**Your instructions**
Quote exactly, and only, the lines from the one with "Write the matplotlib code for this chart." down to the one with "ax = fig.add_axes([0.152, 0.1336, 0.820, 0.8428])", both included.

═══ Provided data

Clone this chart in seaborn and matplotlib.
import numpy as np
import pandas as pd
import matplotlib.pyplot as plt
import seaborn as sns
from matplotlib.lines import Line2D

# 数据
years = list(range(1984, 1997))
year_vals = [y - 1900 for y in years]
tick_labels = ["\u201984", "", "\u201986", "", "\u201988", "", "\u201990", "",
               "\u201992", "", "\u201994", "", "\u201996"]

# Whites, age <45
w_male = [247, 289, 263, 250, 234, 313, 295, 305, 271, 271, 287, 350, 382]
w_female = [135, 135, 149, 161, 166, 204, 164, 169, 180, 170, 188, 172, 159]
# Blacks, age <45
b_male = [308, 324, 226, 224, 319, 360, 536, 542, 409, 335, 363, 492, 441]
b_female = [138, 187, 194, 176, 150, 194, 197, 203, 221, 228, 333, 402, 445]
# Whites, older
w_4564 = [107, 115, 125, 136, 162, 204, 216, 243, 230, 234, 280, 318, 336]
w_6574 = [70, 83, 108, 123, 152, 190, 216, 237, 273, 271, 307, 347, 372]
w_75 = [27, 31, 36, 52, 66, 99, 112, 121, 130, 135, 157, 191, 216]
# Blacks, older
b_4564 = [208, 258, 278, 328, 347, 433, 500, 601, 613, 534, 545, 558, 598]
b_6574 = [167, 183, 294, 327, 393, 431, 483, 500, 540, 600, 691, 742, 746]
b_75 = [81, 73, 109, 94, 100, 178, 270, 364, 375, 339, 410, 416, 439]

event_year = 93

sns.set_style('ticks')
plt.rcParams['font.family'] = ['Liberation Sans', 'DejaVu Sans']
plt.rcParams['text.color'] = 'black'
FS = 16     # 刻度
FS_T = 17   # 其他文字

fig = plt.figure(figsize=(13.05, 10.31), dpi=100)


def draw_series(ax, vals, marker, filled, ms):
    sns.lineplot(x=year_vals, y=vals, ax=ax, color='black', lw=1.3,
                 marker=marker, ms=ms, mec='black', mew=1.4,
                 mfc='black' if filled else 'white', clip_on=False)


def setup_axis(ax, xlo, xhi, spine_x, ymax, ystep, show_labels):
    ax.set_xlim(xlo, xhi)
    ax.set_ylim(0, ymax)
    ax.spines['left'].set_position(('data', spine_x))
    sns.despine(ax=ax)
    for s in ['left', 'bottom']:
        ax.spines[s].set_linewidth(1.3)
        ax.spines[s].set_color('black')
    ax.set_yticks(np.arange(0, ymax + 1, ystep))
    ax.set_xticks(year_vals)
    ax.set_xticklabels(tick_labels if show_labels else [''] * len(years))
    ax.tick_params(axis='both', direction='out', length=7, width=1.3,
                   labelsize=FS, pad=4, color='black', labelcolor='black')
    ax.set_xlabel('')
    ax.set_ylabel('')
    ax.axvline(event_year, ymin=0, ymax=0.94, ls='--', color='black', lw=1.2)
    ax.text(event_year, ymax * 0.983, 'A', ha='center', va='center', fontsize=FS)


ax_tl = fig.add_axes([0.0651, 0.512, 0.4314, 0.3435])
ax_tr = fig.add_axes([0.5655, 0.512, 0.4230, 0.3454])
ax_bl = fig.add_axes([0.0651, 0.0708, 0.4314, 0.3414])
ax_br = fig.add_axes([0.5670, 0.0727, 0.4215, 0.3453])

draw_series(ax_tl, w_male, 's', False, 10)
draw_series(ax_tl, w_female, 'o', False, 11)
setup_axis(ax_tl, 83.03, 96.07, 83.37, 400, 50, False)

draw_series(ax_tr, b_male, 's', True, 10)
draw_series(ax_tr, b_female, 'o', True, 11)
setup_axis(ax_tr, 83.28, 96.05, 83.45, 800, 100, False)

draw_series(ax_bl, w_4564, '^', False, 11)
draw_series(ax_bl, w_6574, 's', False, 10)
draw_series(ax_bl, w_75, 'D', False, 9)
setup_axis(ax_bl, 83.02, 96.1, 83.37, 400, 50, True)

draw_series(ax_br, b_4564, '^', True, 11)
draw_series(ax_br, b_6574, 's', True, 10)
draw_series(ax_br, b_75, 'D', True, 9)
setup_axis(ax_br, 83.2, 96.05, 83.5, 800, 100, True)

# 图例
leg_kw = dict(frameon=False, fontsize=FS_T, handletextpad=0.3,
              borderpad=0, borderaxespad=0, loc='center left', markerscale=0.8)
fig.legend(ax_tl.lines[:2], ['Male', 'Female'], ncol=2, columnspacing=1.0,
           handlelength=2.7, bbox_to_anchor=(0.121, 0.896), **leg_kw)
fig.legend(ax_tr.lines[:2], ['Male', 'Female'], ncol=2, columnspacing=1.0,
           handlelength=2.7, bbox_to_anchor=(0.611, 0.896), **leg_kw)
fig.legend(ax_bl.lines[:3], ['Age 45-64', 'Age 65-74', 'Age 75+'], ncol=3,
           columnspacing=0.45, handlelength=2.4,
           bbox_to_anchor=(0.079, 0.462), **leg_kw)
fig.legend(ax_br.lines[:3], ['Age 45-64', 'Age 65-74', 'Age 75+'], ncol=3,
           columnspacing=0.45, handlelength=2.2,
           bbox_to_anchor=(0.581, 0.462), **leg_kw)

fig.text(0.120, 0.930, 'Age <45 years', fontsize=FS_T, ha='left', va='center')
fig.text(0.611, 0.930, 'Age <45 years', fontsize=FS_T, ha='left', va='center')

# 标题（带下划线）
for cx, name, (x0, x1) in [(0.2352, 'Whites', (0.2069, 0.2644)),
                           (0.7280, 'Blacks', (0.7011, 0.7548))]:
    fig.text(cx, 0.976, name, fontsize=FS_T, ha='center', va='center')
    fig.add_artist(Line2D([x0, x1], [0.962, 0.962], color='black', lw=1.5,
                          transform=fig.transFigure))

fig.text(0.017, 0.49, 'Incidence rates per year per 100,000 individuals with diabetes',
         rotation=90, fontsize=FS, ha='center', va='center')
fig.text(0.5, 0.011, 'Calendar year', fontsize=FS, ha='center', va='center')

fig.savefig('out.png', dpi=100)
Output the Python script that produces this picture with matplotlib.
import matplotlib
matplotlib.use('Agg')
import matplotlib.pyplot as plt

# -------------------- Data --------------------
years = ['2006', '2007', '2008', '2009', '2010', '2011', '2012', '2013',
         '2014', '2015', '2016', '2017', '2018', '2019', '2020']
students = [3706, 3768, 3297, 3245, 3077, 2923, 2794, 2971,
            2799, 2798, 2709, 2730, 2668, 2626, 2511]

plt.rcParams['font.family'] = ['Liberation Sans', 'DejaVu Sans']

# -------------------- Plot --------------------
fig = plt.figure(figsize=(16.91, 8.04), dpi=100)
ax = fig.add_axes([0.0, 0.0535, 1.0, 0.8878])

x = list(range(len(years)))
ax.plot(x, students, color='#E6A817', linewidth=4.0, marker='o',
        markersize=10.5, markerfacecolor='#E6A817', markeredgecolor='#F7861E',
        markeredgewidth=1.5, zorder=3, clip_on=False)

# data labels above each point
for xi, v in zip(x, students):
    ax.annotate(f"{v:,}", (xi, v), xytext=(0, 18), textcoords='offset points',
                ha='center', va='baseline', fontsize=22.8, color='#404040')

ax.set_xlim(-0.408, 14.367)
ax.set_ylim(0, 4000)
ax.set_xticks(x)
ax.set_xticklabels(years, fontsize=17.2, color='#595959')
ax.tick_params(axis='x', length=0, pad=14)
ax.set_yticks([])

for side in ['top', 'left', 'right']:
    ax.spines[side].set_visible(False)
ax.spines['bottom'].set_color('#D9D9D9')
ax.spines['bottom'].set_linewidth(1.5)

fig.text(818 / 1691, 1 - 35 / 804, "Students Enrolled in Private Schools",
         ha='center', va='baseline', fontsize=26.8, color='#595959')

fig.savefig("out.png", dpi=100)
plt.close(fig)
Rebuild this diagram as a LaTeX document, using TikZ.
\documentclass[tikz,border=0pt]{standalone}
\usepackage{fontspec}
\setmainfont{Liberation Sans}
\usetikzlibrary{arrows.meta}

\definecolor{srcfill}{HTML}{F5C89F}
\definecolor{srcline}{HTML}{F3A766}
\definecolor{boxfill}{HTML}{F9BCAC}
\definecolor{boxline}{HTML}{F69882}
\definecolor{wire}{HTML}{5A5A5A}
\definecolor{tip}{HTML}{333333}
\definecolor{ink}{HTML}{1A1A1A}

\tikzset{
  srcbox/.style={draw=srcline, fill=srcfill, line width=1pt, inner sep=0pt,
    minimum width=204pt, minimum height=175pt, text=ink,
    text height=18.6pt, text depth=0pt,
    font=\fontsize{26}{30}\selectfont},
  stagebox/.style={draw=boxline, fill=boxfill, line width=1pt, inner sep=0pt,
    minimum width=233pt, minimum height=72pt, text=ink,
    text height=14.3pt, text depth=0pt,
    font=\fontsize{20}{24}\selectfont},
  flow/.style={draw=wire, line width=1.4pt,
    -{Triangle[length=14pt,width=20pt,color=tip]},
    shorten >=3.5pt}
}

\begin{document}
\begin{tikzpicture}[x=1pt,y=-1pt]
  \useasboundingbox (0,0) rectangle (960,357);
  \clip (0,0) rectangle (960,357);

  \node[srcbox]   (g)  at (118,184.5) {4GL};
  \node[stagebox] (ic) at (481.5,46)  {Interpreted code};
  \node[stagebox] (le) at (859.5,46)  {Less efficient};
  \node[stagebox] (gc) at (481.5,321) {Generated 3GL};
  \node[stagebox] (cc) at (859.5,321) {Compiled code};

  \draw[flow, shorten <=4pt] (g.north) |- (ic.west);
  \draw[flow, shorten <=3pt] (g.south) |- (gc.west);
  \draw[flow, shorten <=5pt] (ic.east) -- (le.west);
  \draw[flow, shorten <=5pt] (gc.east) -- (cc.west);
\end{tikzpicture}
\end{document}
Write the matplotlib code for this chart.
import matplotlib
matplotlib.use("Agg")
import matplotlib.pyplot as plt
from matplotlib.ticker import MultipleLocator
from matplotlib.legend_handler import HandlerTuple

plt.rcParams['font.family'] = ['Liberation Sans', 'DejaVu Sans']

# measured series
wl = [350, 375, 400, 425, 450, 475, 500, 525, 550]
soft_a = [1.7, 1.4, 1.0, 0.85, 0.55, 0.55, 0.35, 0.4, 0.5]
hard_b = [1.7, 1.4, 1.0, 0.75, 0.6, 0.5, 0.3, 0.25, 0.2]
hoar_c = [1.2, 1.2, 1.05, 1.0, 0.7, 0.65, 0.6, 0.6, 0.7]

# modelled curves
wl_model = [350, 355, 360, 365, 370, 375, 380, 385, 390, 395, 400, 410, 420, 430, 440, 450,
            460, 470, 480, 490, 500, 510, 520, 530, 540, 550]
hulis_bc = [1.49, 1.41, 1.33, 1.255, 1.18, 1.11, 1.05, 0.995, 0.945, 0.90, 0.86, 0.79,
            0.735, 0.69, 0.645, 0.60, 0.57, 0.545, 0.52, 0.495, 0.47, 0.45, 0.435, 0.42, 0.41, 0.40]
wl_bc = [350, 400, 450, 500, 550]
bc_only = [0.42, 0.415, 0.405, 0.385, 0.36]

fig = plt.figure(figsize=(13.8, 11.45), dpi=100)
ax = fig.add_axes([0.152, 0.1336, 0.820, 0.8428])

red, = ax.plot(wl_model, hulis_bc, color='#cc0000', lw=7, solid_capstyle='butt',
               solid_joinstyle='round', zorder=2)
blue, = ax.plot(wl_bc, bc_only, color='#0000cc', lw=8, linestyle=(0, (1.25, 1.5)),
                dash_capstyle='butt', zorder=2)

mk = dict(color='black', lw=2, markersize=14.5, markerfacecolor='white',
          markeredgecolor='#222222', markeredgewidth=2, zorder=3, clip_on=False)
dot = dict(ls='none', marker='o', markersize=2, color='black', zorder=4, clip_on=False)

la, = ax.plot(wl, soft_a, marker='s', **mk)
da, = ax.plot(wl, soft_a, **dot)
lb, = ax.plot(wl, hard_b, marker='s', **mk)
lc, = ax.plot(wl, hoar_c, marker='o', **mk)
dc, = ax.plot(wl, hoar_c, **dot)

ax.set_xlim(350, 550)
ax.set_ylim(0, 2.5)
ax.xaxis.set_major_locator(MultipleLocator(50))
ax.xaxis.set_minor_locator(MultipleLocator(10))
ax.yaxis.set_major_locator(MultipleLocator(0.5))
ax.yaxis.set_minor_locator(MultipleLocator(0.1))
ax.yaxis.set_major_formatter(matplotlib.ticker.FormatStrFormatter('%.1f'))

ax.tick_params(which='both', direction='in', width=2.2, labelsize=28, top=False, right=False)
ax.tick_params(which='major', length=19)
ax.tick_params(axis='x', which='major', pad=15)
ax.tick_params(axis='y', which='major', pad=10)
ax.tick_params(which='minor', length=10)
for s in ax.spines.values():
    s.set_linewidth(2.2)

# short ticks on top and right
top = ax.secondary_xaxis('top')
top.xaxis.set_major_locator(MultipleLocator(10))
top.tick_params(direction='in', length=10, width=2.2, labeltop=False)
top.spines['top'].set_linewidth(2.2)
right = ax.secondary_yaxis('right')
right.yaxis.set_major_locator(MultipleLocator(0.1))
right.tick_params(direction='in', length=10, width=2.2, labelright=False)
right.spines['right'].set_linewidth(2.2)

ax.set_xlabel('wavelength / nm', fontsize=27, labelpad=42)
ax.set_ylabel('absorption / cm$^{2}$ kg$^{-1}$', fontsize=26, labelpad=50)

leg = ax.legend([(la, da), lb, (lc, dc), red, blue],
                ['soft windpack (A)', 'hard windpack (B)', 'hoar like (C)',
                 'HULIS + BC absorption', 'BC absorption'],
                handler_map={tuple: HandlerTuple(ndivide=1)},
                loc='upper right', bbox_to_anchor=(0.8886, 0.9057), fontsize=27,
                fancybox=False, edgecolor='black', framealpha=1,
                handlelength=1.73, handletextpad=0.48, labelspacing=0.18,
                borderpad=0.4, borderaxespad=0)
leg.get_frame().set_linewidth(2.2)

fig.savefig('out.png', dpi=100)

══════

**Right answer**
Write the matplotlib code for this chart.
import matplotlib
matplotlib.use("Agg")
import matplotlib.pyplot as plt
from matplotlib.ticker import MultipleLocator
from matplotlib.legend_handler import HandlerTuple

plt.rcParams['font.family'] = ['Liberation Sans', 'DejaVu Sans']

# measured series
wl = [350, 375, 400, 425, 450, 475, 500, 525, 550]
soft_a = [1.7, 1.4, 1.0, 0.85, 0.55, 0.55, 0.35, 0.4, 0.5]
hard_b = [1.7, 1.4, 1.0, 0.75, 0.6, 0.5, 0.3, 0.25, 0.2]
hoar_c = [1.2, 1.2, 1.05, 1.0, 0.7, 0.65, 0.6, 0.6, 0.7]

# modelled curves
wl_model = [350, 355, 360, 365, 370, 375, 380, 385, 390, 395, 400, 410, 420, 430, 440, 450,
            460, 470, 480, 490, 500, 510, 520, 530, 540, 550]
hulis_bc = [1.49, 1.41, 1.33, 1.255, 1.18, 1.11, 1.05, 0.995, 0.945, 0.90, 0.86, 0.79,
            0.735, 0.69, 0.645, 0.60, 0.57, 0.545, 0.52, 0.495, 0.47, 0.45, 0.435, 0.42, 0.41, 0.40]
wl_bc = [350, 400, 450, 500, 550]
bc_only = [0.42, 0.415, 0.405, 0.385, 0.36]

fig = plt.figure(figsize=(13.8, 11.45), dpi=100)
ax = fig.add_axes([0.152, 0.1336, 0.820, 0.8428])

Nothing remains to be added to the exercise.